Cool Way to Kill Yourself (Difficulty level 7)
- Get a LOT of explosives. The more the better.
- Hook up a detonator to an altimeter. Set it for 100-200 feet. That will give you good dispersion.
- Mix vaseline and gasoline in a bucket.
- Find a really tall building in a sufficiently crowded area to generate the proper sized crowd.
- Get an extra large trench coat, ski mask, duct tape and a lighter.
- Bring your materials to the top of your building. Liberally apply the vaseline-gasoline mixture to your entire body. Duct tape the explosives around your legs, arms, head and torso. The more you use the better. You cannot overdo this. Attach the altimeter to the explosives.
- Put on the trench coat and mask so that the explosives are not visible.
- Start ranting and throwing things so that you are sure to attract notice. Drag this part out as long as possible. Say anything that comes to mind but try to stay away from real problems. Your love life DOES NOT make for a good sound bite. Ask for news cameras from the major networks.

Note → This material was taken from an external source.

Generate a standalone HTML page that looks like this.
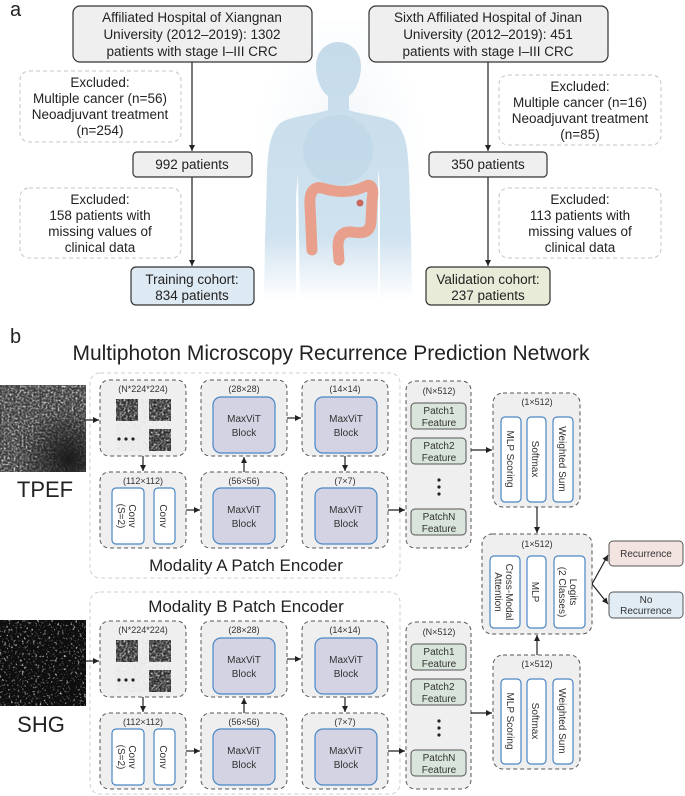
<!DOCTYPE html>
<html><head><meta charset="utf-8"><style>
html,body{margin:0;padding:0;background:#fff;}
svg{display:block;font-family:"Liberation Sans Narrow","Liberation Sans",sans-serif;}
</style></head><body>
<svg width="685" height="796" viewBox="0 0 685 796" xmlns="http://www.w3.org/2000/svg">
<defs>
<marker id="ar" markerWidth="8" markerHeight="8" refX="6" refY="3" orient="auto" markerUnits="userSpaceOnUse"><path d="M0,0 L6,3 L0,6 z" fill="#222"/></marker>
<linearGradient id="body" x1="0" y1="0" x2="0" y2="1">
<stop offset="0" stop-color="#c6dbea"/><stop offset="0.75" stop-color="#cfe2ef"/><stop offset="1" stop-color="#ffffff"/></linearGradient>
<radialGradient id="glow" cx="0.5" cy="0.45" r="0.5"><stop offset="0" stop-color="#f2f6f9"/><stop offset="1" stop-color="#ffffff"/></radialGradient>
<filter id="tex" x="0" y="0" width="100%" height="100%"><feTurbulence type="fractalNoise" baseFrequency="0.5" numOctaves="2" seed="3"/><feColorMatrix type="matrix" values="0 0 0 0 0.75  0 0 0 0 0.75  0 0 0 0 0.75  1.2 1.2 1.2 0 -1.6"/></filter>
<filter id="tex2" x="0" y="0" width="100%" height="100%"><feTurbulence type="fractalNoise" baseFrequency="0.45" numOctaves="2" seed="8"/><feColorMatrix type="matrix" values="0 0 0 0 0.85  0 0 0 0 0.85  0 0 0 0 0.85  1.6 1.6 1.6 0 -2.6"/></filter>
<radialGradient id="dark" cx="0.8" cy="0.85" r="0.6"><stop offset="0" stop-color="#1a1a1a"/><stop offset="1" stop-color="#1a1a1a" stop-opacity="0"/></radialGradient>
</defs>

<!-- ===== Part a ===== -->
<text x="10" y="16" font-size="20" fill="#222">a</text>
<rect x="255" y="20" width="170" height="280" fill="url(#glow)"/>
<g>
<path d="M338,42 C326,42 316,52 316,66 C316,80 322,92 328,96 L328,110 C318,114 292,116 282,122 C270,130 268,150 267,175 L265,240 L264,300 L296,300 L296,200 C296,190 298,180 298,170 L300,300 L378,300 L378,170 C380,180 380,190 380,200 L380,300 L412,300 L411,240 L409,175 C408,150 406,130 394,122 C384,116 358,114 349,110 L349,96 C355,92 361,80 361,66 C361,52 351,42 338,42 Z" fill="url(#body)"/>
<ellipse cx="338" cy="150" rx="35" ry="35" fill="#b9d3e6" opacity="0.5"/>
</g>
<path d="M312,250 L310,205 C309,192 314,186 322,188 C335,192 350,194 366,186 C372,183 374,190 372,200 L371,222 C370,232 364,234 352,232 C343,231 338,236 338,246 L339,260" fill="none" stroke="#e8a08c" stroke-width="11" stroke-linecap="round" stroke-linejoin="round"/>
<circle cx="360" cy="203" r="3.5" fill="#c9685e"/>

<g font-size="13.5" fill="#222" text-anchor="middle">
<rect x="73" y="6" width="239" height="56" rx="7" fill="#efefef" stroke="#333" stroke-width="1.2"/>
<text x="192" y="22">Affiliated Hospital of Xiangnan</text>
<text x="192" y="39">University (2012–2019): 1302</text>
<text x="192" y="56">patients with stage I–III CRC</text>
<rect x="369" y="6" width="239" height="56" rx="7" fill="#efefef" stroke="#333" stroke-width="1.2"/>
<text x="488" y="22">Sixth Affiliated Hospital of Jinan</text>
<text x="488" y="39">University (2012–2019): 451</text>
<text x="488" y="56">patients with stage I–III CRC</text>

<rect x="20" y="71" width="161" height="71" rx="9" fill="#fff" stroke="#c4c4c4" stroke-dasharray="4,3"/>
<text x="100" y="87">Excluded:</text>
<text x="100" y="103">Multiple cancer (n=56)</text>
<text x="100" y="119">Neoadjuvant treatment</text>
<text x="100" y="135">(n=254)</text>
<rect x="499" y="75" width="162" height="70" rx="9" fill="#fff" stroke="#c4c4c4" stroke-dasharray="4,3"/>
<text x="580" y="91">Excluded:</text>
<text x="580" y="107">Multiple cancer (n=16)</text>
<text x="580" y="123">Neoadjuvant treatment</text>
<text x="580" y="139">(n=85)</text>

<rect x="133" y="152" width="119" height="25" rx="4" fill="#efefef" stroke="#333" stroke-width="1.2"/>
<text x="192" y="169">992 patients</text>
<rect x="429" y="152" width="118" height="25" rx="4" fill="#efefef" stroke="#333" stroke-width="1.2"/>
<text x="488" y="169">350 patients</text>

<rect x="20" y="188" width="161" height="70" rx="9" fill="#fff" stroke="#c4c4c4" stroke-dasharray="4,3"/>
<text x="100" y="204">Excluded:</text>
<text x="100" y="220">158 patients with</text>
<text x="100" y="236">missing values of</text>
<text x="100" y="252">clinical data</text>
<rect x="499" y="188" width="162" height="70" rx="9" fill="#fff" stroke="#c4c4c4" stroke-dasharray="4,3"/>
<text x="580" y="204">Excluded:</text>
<text x="580" y="220">113 patients with</text>
<text x="580" y="236">missing values of</text>
<text x="580" y="252">clinical data</text>

<rect x="131" y="267" width="123" height="38" rx="5" fill="#dde9f3" stroke="#333" stroke-width="1.2"/>
<text x="192" y="284">Training cohort:</text>
<text x="192" y="300">834 patients</text>
<rect x="426" y="267" width="124" height="38" rx="5" fill="#e7ebd8" stroke="#333" stroke-width="1.2"/>
<text x="488" y="284">Validation cohort:</text>
<text x="488" y="300">237 patients</text>
</g>
<g stroke="#222" stroke-width="1.2" marker-end="url(#ar)">
<line x1="192" y1="62" x2="192" y2="151"/>
<line x1="192" y1="177" x2="192" y2="266"/>
<line x1="488" y1="62" x2="488" y2="151"/>
<line x1="488" y1="177" x2="488" y2="266"/>
</g>

<!-- ===== Part b ===== -->
<text x="10" y="343" font-size="20" fill="#222">b</text>
<text x="331" y="360" font-size="21" fill="#222" text-anchor="middle">Multiphoton Microscopy Recurrence Prediction Network</text>

<rect x="0" y="385" width="86" height="87" fill="#3a3a3a"/>
<rect x="0" y="385" width="86" height="87" filter="url(#tex)"/>
<rect x="0" y="385" width="86" height="87" fill="url(#dark)"/>
<text x="45" y="497" font-size="22" text-anchor="middle" fill="#222" font-family="Liberation Sans,sans-serif">TPEF</text>
<rect x="0" y="620" width="86" height="86" fill="#0e0e0e"/>
<rect x="0" y="620" width="86" height="86" filter="url(#tex2)"/>
<text x="41" y="732" font-size="22" text-anchor="middle" fill="#222" font-family="Liberation Sans,sans-serif">SHG</text>

<rect x="90" y="373" width="310" height="205" rx="10" fill="#fff" stroke="#cfcfcf" stroke-dasharray="4,3"/>
<text x="246" y="571" font-size="17" text-anchor="middle" fill="#222">Modality A Patch Encoder</text>
<rect x="90" y="592" width="310" height="202" rx="10" fill="#fff" stroke="#cfcfcf" stroke-dasharray="4,3"/>
<text x="246" y="612" font-size="17" text-anchor="middle" fill="#222">Modality B Patch Encoder</text>

<g id="encA">
<g fill="#efefef" stroke="#555" stroke-dasharray="4,3" stroke-width="1">
<rect x="100" y="380" width="86" height="76" rx="9"/>
<rect x="201" y="380" width="86" height="76" rx="9"/>
<rect x="302" y="380" width="86" height="76" rx="9"/>
<rect x="100" y="472" width="86" height="76" rx="9"/>
<rect x="201" y="472" width="86" height="76" rx="9"/>
<rect x="302" y="472" width="86" height="76" rx="9"/>
</g>
<g font-size="9" fill="#333" text-anchor="middle">
<text x="143" y="392">(N*224*224)</text>
<text x="244" y="392">(28×28)</text>
<text x="345" y="392">(14×14)</text>
<text x="143" y="484">(112×112)</text>
<text x="244" y="484">(56×56)</text>
<text x="345" y="484">(7×7)</text>
</g>
<g fill="#d3d3e3" stroke="#4a86c5" stroke-width="1.2">
<rect x="213" y="397" width="62" height="56" rx="8"/>
<rect x="315" y="397" width="62" height="56" rx="8"/>
<rect x="213" y="488" width="62" height="56" rx="8"/>
<rect x="315" y="488" width="62" height="56" rx="8"/>
</g>
<g font-size="10" fill="#333" text-anchor="middle">
<text x="244" y="422">MaxViT</text><text x="244" y="436">Block</text>
<text x="346" y="422">MaxViT</text><text x="346" y="436">Block</text>
<text x="244" y="513">MaxViT</text><text x="244" y="527">Block</text>
<text x="346" y="513">MaxViT</text><text x="346" y="527">Block</text>
</g>
<g fill="#fff" stroke="#4a86c5" stroke-width="1.2">
<rect x="112" y="488" width="32" height="56" rx="4"/>
<rect x="154" y="488" width="21" height="56" rx="4"/>
</g>
<g font-size="10" fill="#333" text-anchor="middle">
<text transform="translate(128,516) rotate(90)" x="0" y="-1">Conv</text>
<text transform="translate(128,516) rotate(90)" x="0" y="10">(S=2)</text>
<text transform="translate(164,516) rotate(90)" x="0" y="4">Conv</text>
</g>
<g fill="#2e2e2e">
<rect x="116" y="399" width="22" height="22"/>
<rect x="149" y="399" width="22" height="22"/>
<rect x="149" y="429" width="22" height="22"/>
</g>
<g filter="url(#tex)">
<rect x="116" y="399" width="22" height="22"/>
<rect x="149" y="399" width="22" height="22"/>
<rect x="149" y="429" width="22" height="22"/>
</g>
<g fill="#222"><circle cx="119" cy="439" r="1.6"/><circle cx="126" cy="439" r="1.6"/><circle cx="133" cy="439" r="1.6"/></g>
<g stroke="#222" stroke-width="1.2" marker-end="url(#ar)">
<line x1="143" y1="456" x2="143" y2="471"/>
<line x1="186" y1="510" x2="200" y2="510"/>
<line x1="244" y1="472" x2="244" y2="457"/>
<line x1="287" y1="418" x2="301" y2="418"/>
<line x1="345" y1="456" x2="345" y2="471"/>
<line x1="388" y1="510" x2="405" y2="510"/>
</g>
<rect x="406" y="381" width="65" height="167" rx="9" fill="#efefef" stroke="#555" stroke-dasharray="4,3"/>
<text x="439" y="394" font-size="9" fill="#333" text-anchor="middle">(N×512)</text>
<g fill="#d9e5da" stroke="#555" stroke-width="1">
<rect x="411" y="403" width="55" height="26" rx="4"/>
<rect x="411" y="438" width="55" height="26" rx="4"/>
<rect x="411" y="509" width="55" height="26" rx="4"/>
</g>
<g font-size="10" fill="#333" text-anchor="middle">
<text x="439" y="414">Patch1</text><text x="439" y="426">Feature</text>
<text x="439" y="449">Patch2</text><text x="439" y="461">Feature</text>
<text x="439" y="520">PatchN</text><text x="439" y="532">Feature</text>
</g>
<g fill="#222"><circle cx="439" cy="480" r="1.6"/><circle cx="439" cy="487" r="1.6"/><circle cx="439" cy="494" r="1.6"/></g>
</g>
<use href="#encA" transform="translate(0,241)"/>
<line x1="86" y1="420" x2="99" y2="420" stroke="#222" stroke-width="1.2" marker-end="url(#ar)"/>
<line x1="86" y1="661" x2="99" y2="661" stroke="#222" stroke-width="1.2" marker-end="url(#ar)"/>

<g id="attA">
<rect x="493" y="393" width="87" height="114" rx="10" fill="#efefef" stroke="#555" stroke-dasharray="4,3"/>
<text x="537" y="405" font-size="9" fill="#333" text-anchor="middle">(1×512)</text>
<g fill="#fff" stroke="#4a86c5" stroke-width="1.2">
<rect x="501" y="417" width="20" height="85" rx="4"/>
<rect x="527" y="417" width="19" height="85" rx="4"/>
<rect x="553" y="417" width="20" height="85" rx="4"/>
</g>
<g font-size="10" fill="#333" text-anchor="middle">
<text transform="translate(511,459) rotate(90)" y="4">MLP Scoring</text>
<text transform="translate(536,459) rotate(90)" y="4">Softmax</text>
<text transform="translate(563,459) rotate(90)" y="4">Weighted Sum</text>
</g>
</g>
<use href="#attA" transform="translate(0,262)"/>
<line x1="471" y1="450" x2="492" y2="450" stroke="#222" stroke-width="1.2" marker-end="url(#ar)"/>
<line x1="471" y1="713" x2="492" y2="713" stroke="#222" stroke-width="1.2" marker-end="url(#ar)"/>

<rect x="482" y="534" width="110" height="100" rx="10" fill="#efefef" stroke="#555" stroke-dasharray="4,3"/>
<text x="537" y="547" font-size="9" fill="#333" text-anchor="middle">(1×512)</text>
<g fill="#fff" stroke="#4a86c5" stroke-width="1.2">
<rect x="490" y="556" width="30" height="72" rx="4"/>
<rect x="527" y="556" width="19" height="72" rx="4"/>
<rect x="554" y="556" width="31" height="72" rx="4"/>
</g>
<g font-size="10" fill="#333" text-anchor="middle">
<text transform="translate(505,592) rotate(90)" y="-1">Cross-Modal</text>
<text transform="translate(505,592) rotate(90)" y="10">Attention</text>
<text transform="translate(536,592) rotate(90)" y="4">MLP</text>
<text transform="translate(569,592) rotate(90)" y="-1">Logits</text>
<text transform="translate(569,592) rotate(90)" y="10">(2 Classes)</text>
</g>
<g stroke="#222" stroke-width="1.2" marker-end="url(#ar)">
<line x1="537" y1="507" x2="537" y2="533"/>
<line x1="537" y1="655" x2="537" y2="635"/>
<line x1="592" y1="584" x2="608" y2="555"/>
<line x1="592" y1="584" x2="608" y2="604"/>
</g>
<rect x="609" y="541" width="74" height="25" rx="4" fill="#f3e3e1" stroke="#555"/>
<text x="646" y="557" font-size="10" fill="#333" text-anchor="middle">Recurrence</text>
<rect x="609" y="592" width="74" height="26" rx="4" fill="#e1ecf4" stroke="#555"/>
<text x="646" y="603" font-size="10" fill="#333" text-anchor="middle">No</text>
<text x="646" y="614" font-size="10" fill="#333" text-anchor="middle">Recurrence</text>
</svg>
</body></html>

Pace around a lot while waving your arms.
- DO NOT let on that you have explosives on your body. The police will clear the area and you definitely don’t want that.
- When you’ve gotten the crowd to a fevered pitch, when the helicopters are hovering like vultures, whip off the jacket and set yourself on fire.
- Wait until you are completely engulfed in flame then jump.
- Try to steer yourself towards the crowd. That way flaming falling body parts will pelt the fleeing onlookers when you explode.
- Congratulations! You’ve just made history.